During the 2016 campaign, Donald Trump excoriated President Barack Obama for “the way he got out of Iraq,” which Trump said “was the founding of” the Islamic State. As president, Trump reiterated during a meeting with Iraq’s prime minister that “we should never ever have left. A vacuum was created.”
Trump was right. Obama’s withdrawal did create a vacuum the Islamic State quickly filled. So why is Trump now threatening to repeat Obama’s mistakes by withdrawing U.S. forces from Syria?
The president recently announced that U.S. troops will be “coming out of Syria . . . very soon” because “we were very successful against ISIS” and it is time to “ let the other people take care of it now.” That is exactly the rationale Obama used when he pulled U.S. forces out of Iraq. The terrorists had been driven from their strongholds, and, according to then-CIA Director John Brennan, they had just “700-or-so adherents left.” So Obama decided, with the Islamic State apparently defeated, that it was time for the United States to come out and let Iraqis “take responsibility for their country.” But when Obama took the boot off of the terrorists’ necks, it allowed the Islamic State to regroup and reconstitute itself.
Trump corrected this catastrophic mistake when he took the gloves off our military and drove the Islamic State from its physical caliphate. He deserves credit for this achievement. But the Islamic State is not defeated; it has simply reverted into an insurgency and remains a terrorist network with global reach. And it is not the only terrorist threat in Syria. Al-Qaeda also has an army there waiting in the wings to replace the Islamic State. According to the Institute for the Study of War and the American Enterprise Institute’s Critical Threats Project, “Al Qaeda . . . is more dangerous than ISIS,” because although they share “the same aims as ISIS, including the intention of attacking and destroying the West,” al-Qaeda is less focused on developing a physical caliphate and more on “insinuating itself inside Sunni insurgencies by harnessing popular grievances . . . while continuing to build capabilities that could be turned against the West.”
If Trump pulls out of Syria now, he will leave behind a haven for al-Qaeda. And his withdrawal could also precipitate the comeback of the Islamic State. The Trump administration drove the Islamic State from its strongholds by working with Kurdish proxies despised by Turkey. If the United States leaves, Turkey will go after our Kurdish allies, leaving the Islamic State free to regroup and reconstitute — just as it did after Obama’s disastrous withdrawal from Iraq.

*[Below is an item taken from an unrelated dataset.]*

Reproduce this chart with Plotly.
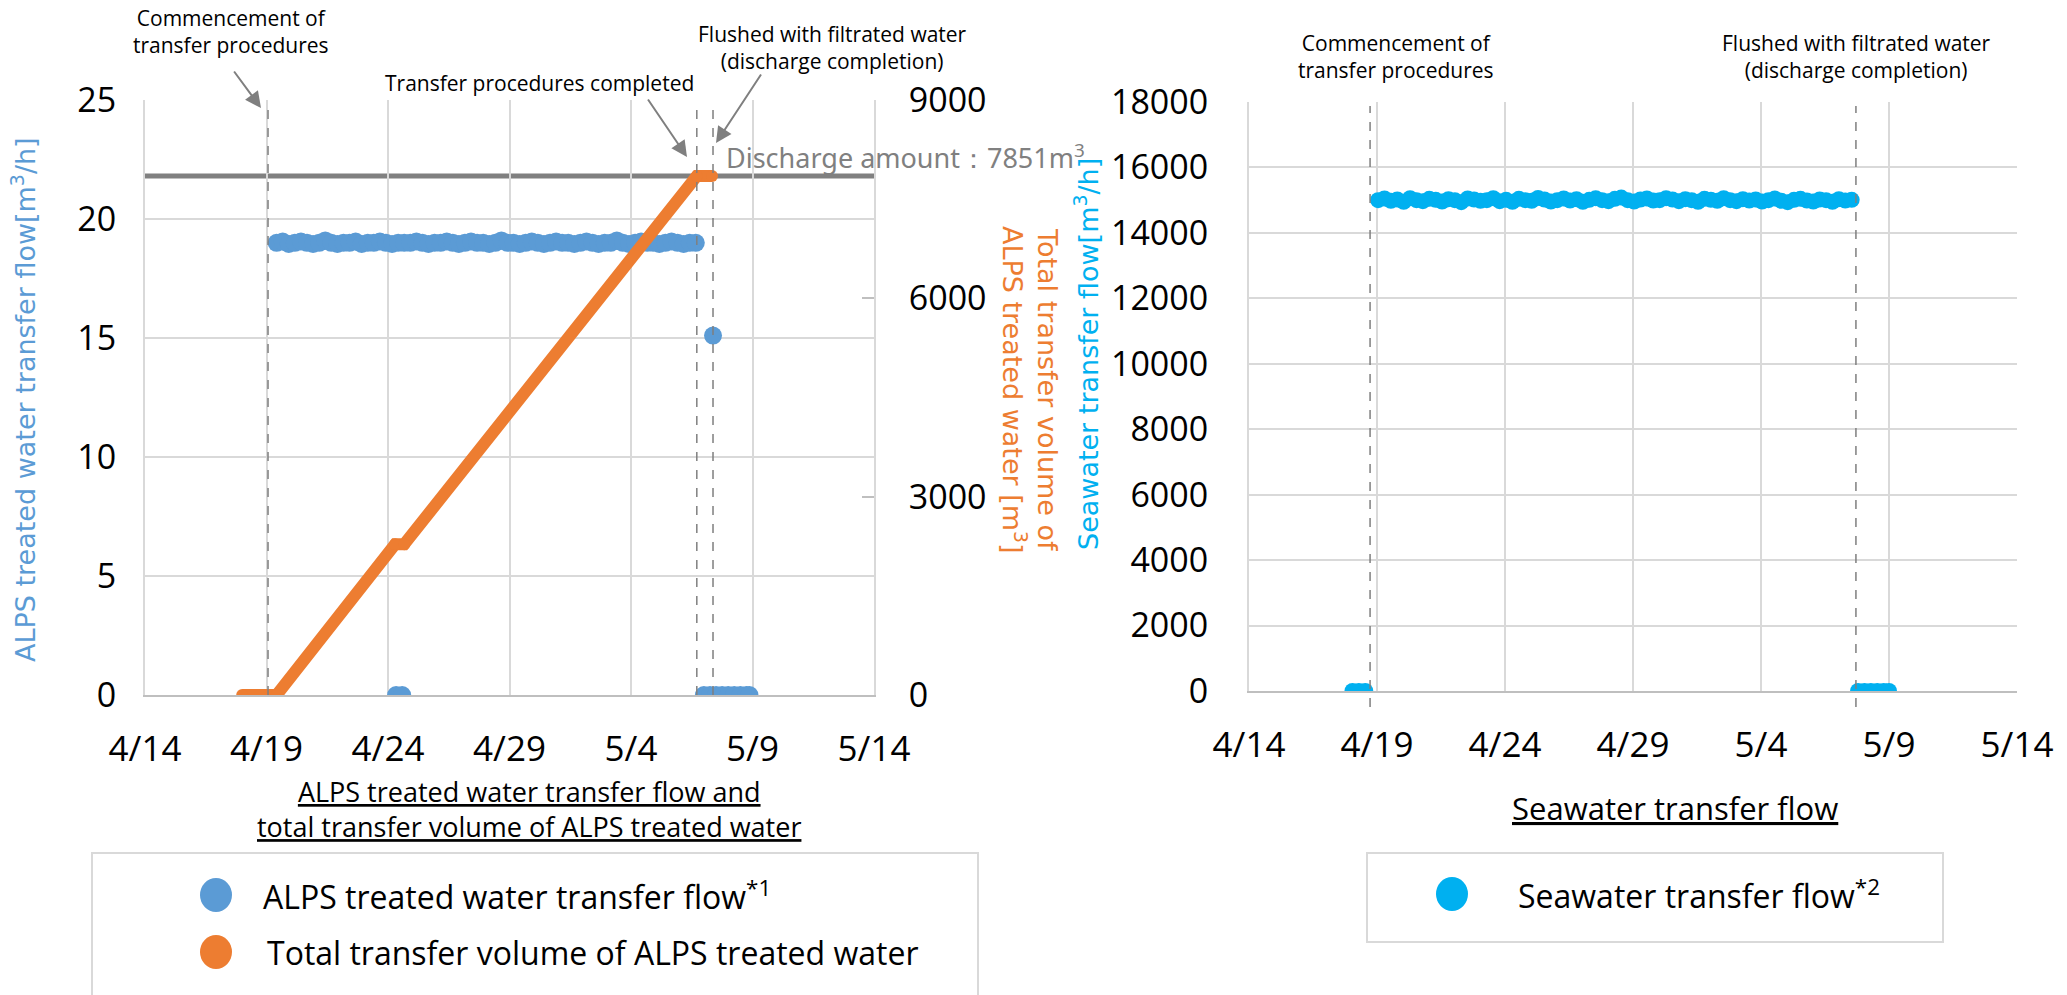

That’s not all. A U.S. withdrawal would create an Obama-style vacuum that would be filled by Iran, Hezbollah, Russia and the Assad regime. Iran and Syrian President Bashar al-Assad would escalate their brutal campaign of atrocities in Syria — including crossing Trump’s red line on the use of poison gas — which would radicalize the Sunni population, driving them into the waiting arms of al-Qaeda. This could also create a new refugee crisis, with hundreds of thousands of Syrians fleeing to the West.
An Obama-style withdrawal from Syria could also free Iran to establish a massive military presence in southwestern Syria, which could spark a catastrophic war with Israel. Israel recently shot down an Iranian drone that had infiltrated its airspace from Syria and accused Iran of building sites in Syria to produce precision-guided missiles. Prime Minister Benjamin Netanyahu said that Israel “will not allow a regime hell bent on the annihilation of the Jewish state. . . to entrench itself militarily in Syria,” and warned that if Iran tried to do so, Israel would act “not only against Iranian proxies that are attacking us, but against Iran itself.” If our goal is to protect Israel and constrain Iran, withdrawal from Syria would do the opposite.
What should Trump be doing in Syria? He should maintain a U.S. presence to secure our military’s gains, protect our Kurdish allies, keep the Islamic State down and prevent al-Qaeda from capitalizing on the Islamic State’s demise. He should prevent Iran from entrenching itself in Syria, expanding its military presence and threatening Israel. And in the longer run, he should be working to separate the Sunni population from al-Qaeda by cultivating Sunni partners in Syria who are allied with the United States against the Salafi-jihadist cause, as well as the growing Iranian-Russian-Assad-Hezbollah alliance.
The temptation to declare victory in Syria and withdraw is understandable. But before he does so, Trump should ask himself: What would Obama do? Then he should do the opposite.